The misconception about ivy’s destructiveness is due to confusion about names, and presents a good argument for learning the scientific names of plants rather than relying on common names. English Ivy, the invasive pest which produces aerial rootlets that find their way into a building’s cracks as it climbs upward, is not to be confused with Boston Ivy (Parthenocissus tricuspidata), which uses suckers to adhere to a building and is therefore less harmful. Boston Ivy is also an introduction from the Old World to the New, though it has a native relative in the Virginia Creeper (Parthenocissus quinquefolia). Boston Ivy, not English Ivy, is the vine that decorates old brick buildings around New England, and particularly on college campuses, where it lends its name to the Ivy League.
Boston ivy (Parthenocissus tricuspidata)
Boston Ivy in autumn, South campus, State University of NY at Buffalo; photo by Y.G. Lulat.

 

It is no easy or safe task pulling English Ivy off a building where some ill-advised previous gardener had planted it or allowed it to grow under the impression that he or she was evoking some of the atmosphere of tweedy academia. Depending on the building construction and its soundness, chunks of mortar or shards of wood siding are apt to come loose with the ivy where its rootlets have dug in. It’s best to cut the vines at ground level and let them die back in place, drying and shrinking in the process, and then after several months have passed, pulling away the remaining dried bits once they have lost their hold on the structure.
Wrigley Field-Right Field Ivy and Bleachers
Wrigley Field, Chicago – Right Field Wall with Boston Ivy; photo by Flickr user wallyg.

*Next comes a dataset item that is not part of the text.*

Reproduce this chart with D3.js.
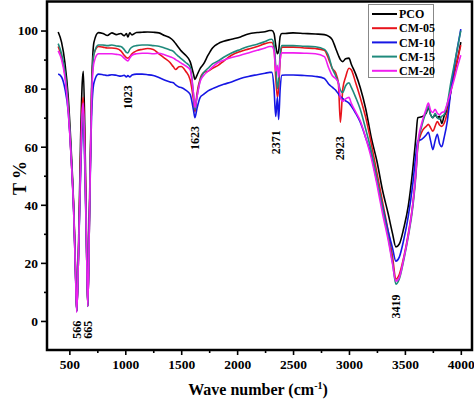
<!DOCTYPE html>
<html><head><meta charset="utf-8">
<script src="https://cdn.jsdelivr.net/npm/d3@7"></script>
<style>
body{margin:0;background:#fff}
svg{display:block}
text{font-family:"Liberation Serif","Times New Roman",serif;font-weight:bold;fill:#000}
</style>
</head><body><div id="chart"></div>
<script>
// ---------- data ----------
const waveNumbers=[400,430,460,490,515,540,555,566,
580,600,615,625,640,655,665,680,700,720,
760,800,840,880,920,960,990,1010,1023,1040,1060,1100,1150,1200,1250,
1300,1350,1400,1430,1450,1480,1500,1540,1580,1610,1623,1640,1670,1700,1740,1780,1830,1880,1950,
2030,2100,2180,2250,2290,2310,2330,2345,2360,2371,2385,2400,
2430,2500,2600,2700,2780,2820,2850,2880,2905,2923,2945,2970,3000,3020,3060,3100,
3150,3200,3250,3300,3350,3390,3419,3450,3490,3530,3570,3600,3615,
3650,3690,3710,3730,3750,3770,3790,3810,3830,3850,3880,3910,3940,3970,4000];

const pco=[99.5,96,89,77,60,38,18,3.5,
22,62,82,86,62,25,5.5,40,82,96,
99.3,99,98.3,99.2,98.6,99,98.2,99,97.8,99.2,98.5,99.3,99.4,99.5,99.4,
99.2,98.3,97.5,96.5,95.5,94,93,91.5,89.3,85,83.2,84.5,87,88.5,91.5,94,95.5,96.3,97,
97.8,98.8,99.3,99.6,100,100,99,95,92,93,98,99,
99,99.2,99,98.8,98.6,98,96.9,94,91.5,90,89.3,90.3,90.5,88.5,85,80.5,
73,63,55,45,37,30,25.5,26.5,32,39.5,52,64,70,
70.3,71.5,73.5,71,70,71,70,70.5,68,70.5,73,79,85,90,96];

const cm05=[94.5,91,85,74,57,37,17,3.3,
20,55,74,77,55,22,5,36,80,92,
94.5,94.3,94,94,93.8,93,91.5,90.7,90.5,91,92,93,93.5,93.8,93.5,
92,90.5,89,87.5,86.6,87.5,87.6,86,83,76,72,78,83.5,85.5,86,87,88,89.5,91.5,
92.8,93.6,94.5,95.5,95.9,95.9,94,84,77,80,90,94.3,
94.3,94.3,94,93.8,93.2,90,87,85.5,82,68.4,80,84,87,86.5,82,77,
70,61,51,41,31,22,14.4,16,22,30,40,52,60,
65,67,67.7,66.5,65.3,67,68.7,67.5,67,68,72,79,85,90,95];

const cm10=[85,84,80,72,57,36,16,3.2,
20,50,66,69,50,22,5,36,72,82,
85,84.8,84.5,84.8,84.6,84.3,84.6,84,84.5,84,84.7,85,85,84.8,84.5,
83.8,83,82.3,82,81.3,80.6,80.4,79.5,78,72.5,70,73,77,78,79.2,80,80.8,81.5,82.3,
83.5,84.2,84.8,85.3,85.6,85.6,80,70.4,77,69.4,80,84.6,
84.7,84.7,84.5,84.2,83.5,81.5,80.5,79.5,78.2,77.3,76.6,75.8,75,74,71.5,68.5,
63,57,48,39.5,31,25,20.6,22,28,36,47,58,62,
62.5,64,65,62,59,62,64.3,61,60,63,69,79,87,94,100.5];

const cm15=[95.5,92,86,74,58,37,17,3.3,
20,52,70,73,52,22,5,36,80,92,
95,95,94.8,95,94.7,94.5,93.5,92.5,92.3,93.5,94.3,94.8,95,95,94.8,
94.6,94,93.3,92.8,92,91,90.3,89,87.5,78,72.8,77,83,85.5,87,88.5,89.5,90.8,92.3,
93.5,94.5,95.3,96.2,96.9,97,95,88,80,83,92,94.8,
94.8,94.8,94.6,94.4,93.5,91,87,84.5,82,79.5,78.7,81,82,80.5,77,73,
66,58.5,49,39,29,20,12.7,14.5,21,29,39,51,60,
67,72,74,71,70,71.5,70,69.5,70.5,71,75,82,88,94,100];

const cm20=[93,90,84,72,57,36,16,3,
20,53,72,75,53,22,5,36,78,89,
92,92,92,92,91.8,91.5,90.5,89.8,89.5,90.5,91.5,92,92.2,92.2,92,
92.2,91.7,91,90.5,90,89.3,88.8,87.8,86.5,78,73.5,77,82.5,84.5,86,87.5,89,89.8,90.7,
91.5,92.3,93.2,94,94.5,94.5,93,86,88,84,90,92.3,
92.3,92.3,92.2,92,91,87,84.5,83.5,82,77,75.6,76.5,77,75,72,69,
63,56,47,37,28,19.5,13.7,15,21.5,29.5,40,52,61,
68,73,75,72.5,71.8,72.9,71.5,71,71.8,72,75,79,83,87.5,91.5];

const seriesNames=["PCO","CM-05","CM-10","CM-15","CM-20"];
const seriesValues=[pco,cm05,cm10,cm15,cm20];
const seriesColors=["#000000","#e8141c","#1616e4","#1f8a7c","#f01ef0"];

const xTickValues=[500,1000,1500,2000,2500,3000,3500,4000];
const xMinorTicks=[750,1250,1750,2250,2750,3250,3750];
const yTickValues=[0,20,40,60,80,100];
const yMinorTicks=[10,30,50,70,90];

const peakLabels=["566","665","1023","1623","2371","2923","3419"];
const peakWave=[566,665,1023,1623,2350,2923,3419];
const peakLabelT=[-3,-3,77,63,61.5,59.5,5];

// ---------- chart ----------
const W=474,H=399;
const svg=d3.select("#chart").append("svg").attr("width",W).attr("height",H);
const x=d3.scaleLinear().domain([300,4100]).range([47,472]);
const y=d3.scaleLinear().domain([-10,110]).range([350,1.5]);

const line=d3.line().x(d=>x(d[0])).y(d=>y(d[1])).curve(d3.curveMonotoneX);

const g=svg.append("g");
seriesValues.forEach((vals,i)=>{
  g.append("path")
    .datum(waveNumbers.map((w,j)=>[w,vals[j]]))
    .attr("fill","none")
    .attr("stroke",seriesColors[i])
    .attr("stroke-width",1.6)
    .attr("stroke-linejoin","round")
    .attr("d",line);
});

// axes
const xAxis=svg.append("g").attr("transform","translate(0,350)")
  .call(d3.axisBottom(x).tickValues(xTickValues).tickSize(5).tickPadding(4).tickFormat(d3.format("d")));
const xMinor=svg.append("g").attr("transform","translate(0,350)")
  .call(d3.axisBottom(x).tickValues(xMinorTicks).tickSize(3).tickFormat(""));
const yAxis=svg.append("g").attr("transform","translate(47,0)")
  .call(d3.axisLeft(y).tickValues(yTickValues).tickSize(6).tickPadding(3).tickFormat(d3.format("d")));
const yMinor=svg.append("g").attr("transform","translate(47,0)")
  .call(d3.axisLeft(y).tickValues(yMinorTicks).tickSize(3).tickFormat(""));
[xAxis,xMinor,yAxis,yMinor].forEach(a=>{
  a.select(".domain").remove();
  a.selectAll("line").attr("stroke","#000").attr("stroke-width",1.6);
  a.selectAll("text").style("font-size","13.5px").style("font-family","'Liberation Serif',serif").style("font-weight","bold").attr("fill","#000");
});

// frame
svg.append("rect").attr("x",47).attr("y",1.5).attr("width",425).attr("height",348.5)
  .attr("fill","none").attr("stroke","#000").attr("stroke-width",2.5);

// peak labels
peakLabels.forEach((t,i)=>{
  const px=x(peakWave[i]), py=y(peakLabelT[i]);
  svg.append("text").attr("transform",`translate(${px+4},${py}) rotate(-90)`)
    .attr("text-anchor","middle").style("font-size","12px").text(t);
});

// axis titles
const xt=svg.append("text").attr("x",258).attr("y",395).attr("text-anchor","middle").style("font-size","16px");
xt.append("tspan").text("Wave number (cm");
xt.append("tspan").attr("dy",-6).style("font-size","10px").text("-1");
xt.append("tspan").attr("dy",6).text(")");

svg.append("text").attr("transform","translate(26,178) rotate(-90)").attr("text-anchor","middle")
  .style("font-size","18px").text("T %");

// legend
const lg=svg.append("g");
lg.append("rect").attr("x",368.5).attr("y",4.5).attr("width",65).attr("height",73)
  .attr("fill","#fff").attr("stroke","#888").attr("stroke-width",1);
seriesNames.forEach((n,i)=>{
  const ly=14+i*14.2;
  lg.append("line").attr("x1",372).attr("x2",397).attr("y1",ly).attr("y2",ly)
    .attr("stroke",seriesColors[i]).attr("stroke-width",2);
  lg.append("text").attr("x",399).attr("y",ly).attr("dy","0.35em").style("font-size","12px").text(n);
});
</script>
</body></html>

Some gardeners think they can manage English Ivy clambering on a well maintained building. They may believe its evergreen and tough-as-nails attributes are worth the trade-off of constant vigilance over the safer alternative of planting the deciduous and better behaved Boston Ivy. More power to them if they think they can keep an eye on it! It is far more likely, however, that where you see English Ivy on a building it is there because someone didn’t know any better and, relying on common names, thought one ivy wasn’t much different than another and so let it go thinking it lent the place a touch of classy greenery. An excellent case can be made here for paying attention to scientific names for plants rather than dismissing them as the affectations of pedantic know-it-alls, and it’s a lesson those gardeners have learned all too well who have spent countless winter hours tugging out skeins of Hedera helix where it has tangled itself into absolutely everything.